Letter to the Editor: The personal is the political

To the editor:

Last week I was invited to present evidence based material at a mental health conference held in Northeast Pennsylvania. My topic: The roots of dysfunctional leadership in families, work settings, on boards, and in elected and appointed office. The number of Trump-Vance signs dotting this trip seemed more abundant than those noting Harris-Walz. My surprise was not the signs, but the tight body of Trump supporters in my field who were present at the conference.  

To briefly summarize three of several essentials noted during the session I led: In a functional setting, anxiety flows upward. There is always someone to hear your concerns, thoughts, opinions respectfully and respond to them. In a dysfunctional setting anxiety from the leader is imposed from the top accompanied by threat, ridicule, and demeaning, humiliating verbiage. The goal to control and induce fear of a thought or opinion the leader disagrees with, causing either withdrawal or discord within a group. My second point: the state of dignity, a combination of pride and humility, is the sign of both a healthy citizen and leader. In other words, one experiences self-worth, but also knows that all others are just as worthy. Thirdly, the state of dignity begins to take root because someone — it does not have to be the parent! — loves the child. 

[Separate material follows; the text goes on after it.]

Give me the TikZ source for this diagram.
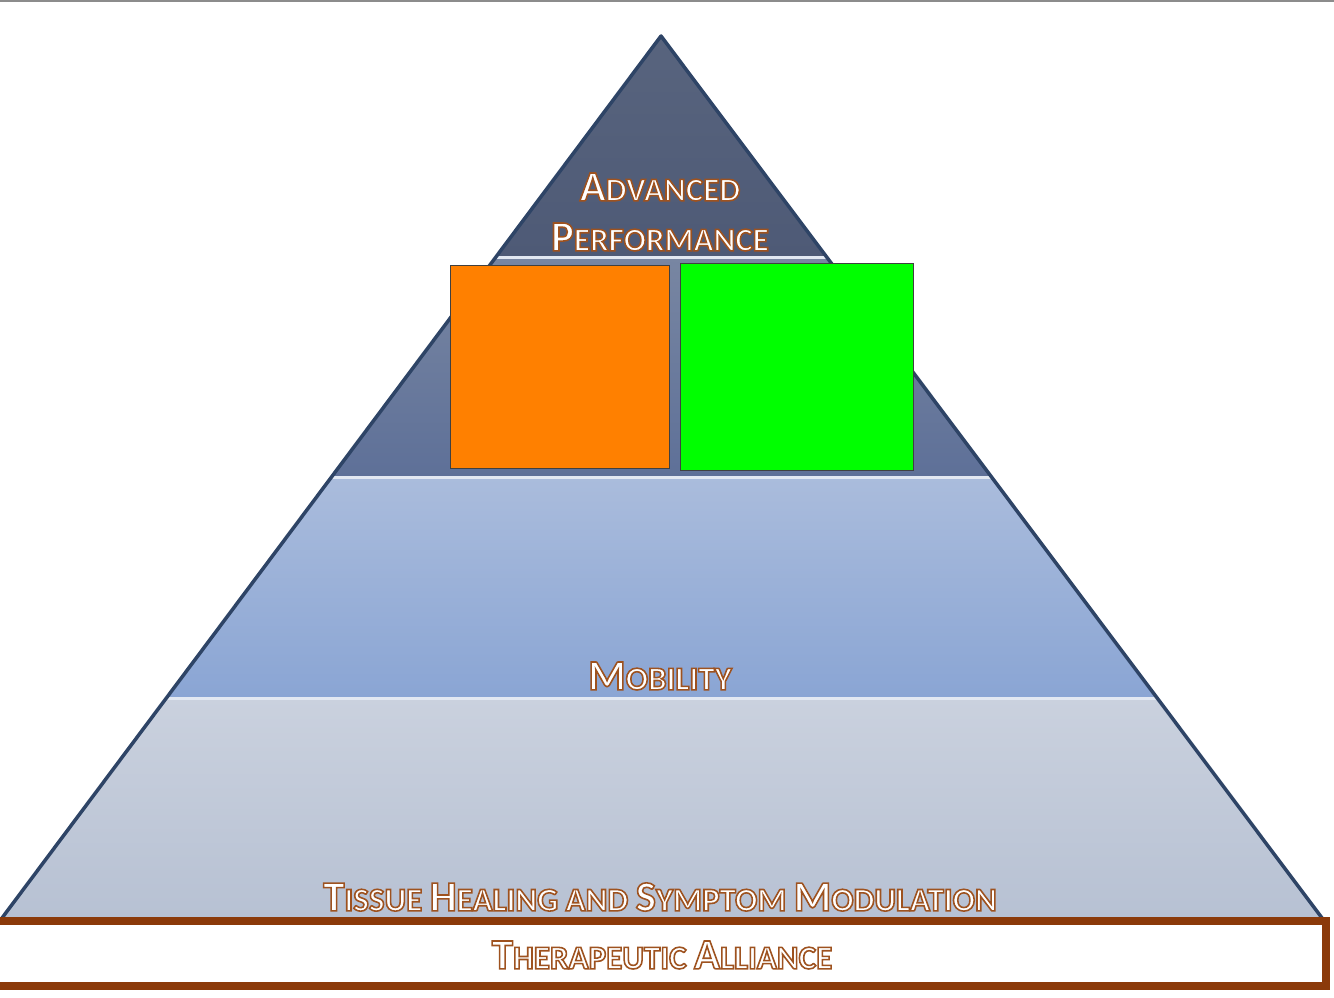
\documentclass[tikz,border=0pt]{standalone}
\usepackage{fontspec}
\setmainfont{Carlito}
\usetikzlibrary{positioning}
\definecolor{barbrown}{RGB}{139,58,10}
\definecolor{edgenavy}{RGB}{46,68,102}
\definecolor{topgray}{RGB}{140,140,140}
\definecolor{lvlAtop}{RGB}{88,100,126}
\definecolor{lvlAbot}{RGB}{78,90,118}
\definecolor{lvlBtop}{RGB}{120,134,162}
\definecolor{lvlBbot}{RGB}{94,112,152}
\definecolor{lvlCtop}{RGB}{170,188,220}
\definecolor{lvlCbot}{RGB}{138,165,212}
\definecolor{lvlDtop}{RGB}{202,209,222}
\definecolor{lvlDbot}{RGB}{183,193,211}
\definecolor{seplight}{RGB}{226,232,242}
\definecolor{boxorange}{RGB}{255,128,0}
\definecolor{boxgreen}{RGB}{0,255,0}
% white letters with a brown outline
\newcommand{\glowtext}[1]{\special{pdf:literal direct 0.62 0.32 0.12 RG 0.45 w 2 Tr}#1\special{pdf:literal direct 0 Tr}}
\newcommand{\smc}[2]{{\fontsize{12.2}{14}\selectfont #1}{\fontsize{9.4}{11}\selectfont #2}}
\tikzset{
  level/.style={shading=axis, shading angle=0},
  sepline/.style={draw=seplight, line width=0.03cm},
  edgeline/.style={draw=edgenavy, line width=0.035cm, line join=round},
  coverbox/.style={draw=black!75, line width=0.01cm},
  layertext/.style={text=white, inner sep=0pt, font=\bfseries\fontsize{9.4}{11}\selectfont},
  alliancebar/.style={draw=barbrown, line width=0.08cm, fill=white}
}
\begin{document}
\begin{tikzpicture}[x=0.01cm, y=-0.01cm]
  \useasboundingbox (0,0) rectangle (1334,997);
  \draw[topgray, line width=0.025cm] (0,1) -- (1334,1);

  % pyramid corners and level boundaries
  \coordinate (apex) at (661,36);
  \coordinate (l1) at (496,257);   \coordinate (r1) at (826,257);
  \coordinate (l2) at (332,477);   \coordinate (r2) at (991,477);
  \coordinate (l3) at (167,698);   \coordinate (r3) at (1157,698);
  \coordinate (bl) at (2,918);     \coordinate (br) at (1322,918);

  \fill[level, top color=lvlAtop, bottom color=lvlAbot] (apex) -- (r1) -- (l1) -- cycle;
  \fill[level, top color=lvlBtop, bottom color=lvlBbot] (l1) -- (r1) -- (r2) -- (l2) -- cycle;
  \fill[level, top color=lvlCtop, bottom color=lvlCbot] (l2) -- (r2) -- (r3) -- (l3) -- cycle;
  \fill[level, top color=lvlDtop, bottom color=lvlDbot] (l3) -- (r3) -- (br) -- (bl) -- cycle;
  \foreach \a/\b in {l1/r1,l2/r2,l3/r3}
    \draw[sepline] (\a) -- (\b);
  \draw[edgeline] (bl) -- (apex) -- (br);

  % layer labels
  \node[layertext] (adv) at (660,187) {\glowtext{\smc{A}{DVANCED}}};
  \node[layertext] (perf) at (660,237) {\glowtext{\smc{P}{ERFORMANCE}}};
  \node[layertext] (mob) at (660,676) {\glowtext{\smc{M}{OBILITY}}};
  \node[layertext] (tissue) at (660,897) {\glowtext{\smc{T}{ISSUE} \smc{H}{EALING} AND \smc{S}{YMPTOM} \smc{M}{ODULATION}}};

  % boxes over the second level
  \node[coverbox, fill=boxorange, minimum width=2.19cm, minimum height=2.03cm, inner sep=0pt, anchor=north west] (orange) at (450,265) {};
  \node[coverbox, fill=boxgreen, minimum width=2.33cm, minimum height=2.07cm, inner sep=0pt, anchor=north west] (green) at (680,263) {};

  % base bar
  \draw[alliancebar] (-10,921) rectangle (1326,986);
  \node[layertext] (alliance) at (662,955) {\glowtext{\smc{T}{HERAPEUTIC} \smc{A}{LLIANCE}}};
\end{tikzpicture}
\end{document}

Two walked out of my presentation, one politely, and one throwing up her hands in disgust, loudly stating, “I’m otta here,” slamming the door behind her. The next day, she found me alone at a table during a session break, approaching with an attack: “This conference is not political, and you were political.” My response: “In today’s dangerous time personal development and politics cannot be separated. My session did not cover political issues. It covered the character development necessary for trustworthy leadership.” I asked her why she did not remain in the session to discuss her views, explaining that doing so would have added depth and quality to our time together. Adding “Civil discourse is so needed today. You had much to contribute.” She responded that the majority would not have been interested. I assured her she was wrong about this. 

A few hours later someone who sat through my session quietly approached me, with these words: “A different perspective was offered in our time together. I had been caught up believing that my family no longer mattered to present leadership. I understand now what is at stake if I vote for who I came to this conference supporting.” My eyes misted as we said one word in unison, “Everything.”